Find unknown primes from two RSA modulus

Question

Suppose that $𝑝$, $𝑞$, and $𝑟$ are $512$-bit primes and for some integer $𝑎 < 10^5$, $𝑝 + 𝑎$ is also prime. We know the moduli $𝑛_1 = 𝑝 × 𝑞$ and $𝑛_2 = (𝑝 + 𝑎) × 𝑟$. Can we recover the primes $p$, $𝑞$, and $𝑟$ from this information?

Answer 1

This can be solved by carrying out exhaustive search on $a$ (the search space is only around $2^{15}$ after all) and applying the bivariate Coppersmith theorem for each candidate value of $a$. As a reminder, the theorem says the following:

Let $P(x,y)$ be an irreducible polynomial in two variables over $\mathbb{Z}$, of maximum degree $\delta$ in each variable independently, and $X,Y\leq 1$ be some bounds on the desired solutions $x_0, y_0$. Define $\tilde{P}(x,y) = P(xX,yY)$ and let $W$ be the supremum of the absolute values of the coefficients of $\tilde{P}$. Under the condition that $XY \leq W^{2/(3\delta)}$, one can find all integer pairs $(x_0,y_0)$ with $P(x_0,y_0) = 0$, $|x0| \leq X$ and $|y_0| \leq Y$ in time polynomial in $\log W$ and $2^\delta$.

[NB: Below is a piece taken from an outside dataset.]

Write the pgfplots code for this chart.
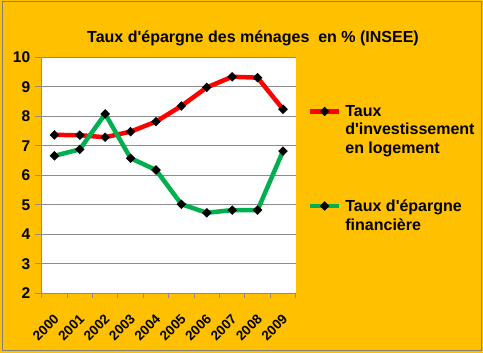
\documentclass[border=0pt]{standalone}
\usepackage{pgfplots}
\pgfplotsset{compat=1.18}
\usepackage{fontspec}
\setmainfont{Liberation Sans}[Ligatures=TeXOff]
\definecolor{bgyellow}{HTML}{FFC000}
\definecolor{redline}{HTML}{FF0000}
\definecolor{greenline}{HTML}{00B050}
\definecolor{gridgray}{HTML}{8C8C8C}
\begin{document}
\begin{tikzpicture}
\fill[bgyellow] (0,0) rectangle (483bp,353bp);
\draw[gray, line width=1bp] (2bp,2bp) rectangle (481bp,351bp);
\begin{axis}[
  at={(41.7bp,59.7bp)}, anchor=south west,
  scale only axis, width=254bp, height=236bp,
  xmin=-0.5, xmax=9.5, ymin=2, ymax=10,
  axis x line*=bottom, axis y line*=left,
  axis line style={gridgray, line width=0.8bp},
  axis background/.style={fill=white},
  xtick={0,...,9},
  xticklabels={2000,2001,2002,2003,2004,2005,2006,2007,2008,2009},
  minor xtick={-0.5,0.5,...,9.5},
  x tick style={draw=none},
  minor x tick style={draw=gridgray, line width=0.8bp},
  ytick={2,...,10},
  y tick style={gridgray, line width=0.8bp},
  tick align=outside,
  major tick length=7bp, minor tick length=5bp,
  ymajorgrids, grid style={gridgray, line width=0.8bp},
  /pgf/number format/assume math mode=true,
  yticklabel style={font=\fontsize{15.5bp}{18bp}\selectfont\bfseries, xshift=-1bp},
  xticklabel style={font=\fontsize{13.5bp}{16bp}\selectfont\bfseries, xshift=4.5bp, yshift=-14bp, rotate=45, anchor=east},
  title={Taux d'épargne des ménages\ \ en \% (INSEE)},
  title style={font=\fontsize{16bp}{19bp}\selectfont\bfseries, at={(0.832,1.057)}, anchor=center},
  legend style={at={(1.048,0.796)}, anchor=north west, draw=none, fill=none,
    inner sep=0pt, outer sep=0pt,
    font=\fontsize{16bp}{18.5bp}\selectfont\bfseries,
    nodes={inner sep=0pt, align=left, anchor=north west},
    row sep=45bp, column sep=4bp},
  legend cell align=left,
  legend image code/.code={
    \draw[#1, line width=4.5bp] (0bp,-6bp) -- (29bp,-6bp);
    \fill[black] (14.5bp,-6bp) circle (1.6bp);
  },
]
\addplot[redline, line width=4.5bp, mark=*, mark size=1.6bp, mark options={fill=black, draw=black}]
  coordinates {(0,7.37) (1,7.36) (2,7.29) (3,7.48) (4,7.82) (5,8.35) (6,8.98) (7,9.34) (8,9.31) (9,8.24)};
\addlegendentry{Taux\\d'investissement\\en logement}
\addplot[greenline, line width=4.5bp, mark=*, mark size=1.6bp, mark options={fill=black, draw=black}]
  coordinates {(0,6.66) (1,6.88) (2,8.08) (3,6.58) (4,6.18) (5,5.02) (6,4.73) (7,4.82) (8,4.82) (9,6.82)};
\addlegendentry{Taux d'épargne\\financière}
\end{axis}
\end{tikzpicture}
\end{document}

In the case of this question, I take $P(x,y) = axy - N_2 x + N_1 y$, which is a polynomial of degree $\delta=1$ independently in $x$ and $y$. I claim that $(x_0,y_0)=(q,r)$ is a small solution. Indeed, $P(x_0,y_0) = aqr - N_2 q + N_1 r = aqr - (p+a)qr + pqr = 0$. Moreover, if I set $X=Y=2^{512}$, $W=\max(aXY, N_2 X, N_1 Y)\approx 2^{1536}$, and therefore the condition $XY\leq W^{2/3}$ is satisfied, so Coppersmith gives an efficient algorithm to find $q,r$, which obviously solves the problem.

Where does the question come from, by the way? I haven't seen it addressed directly in a cursory literature review, so if it is related to some sort of realistic scenario (some kind of fault attack?), it might be interesting to write up.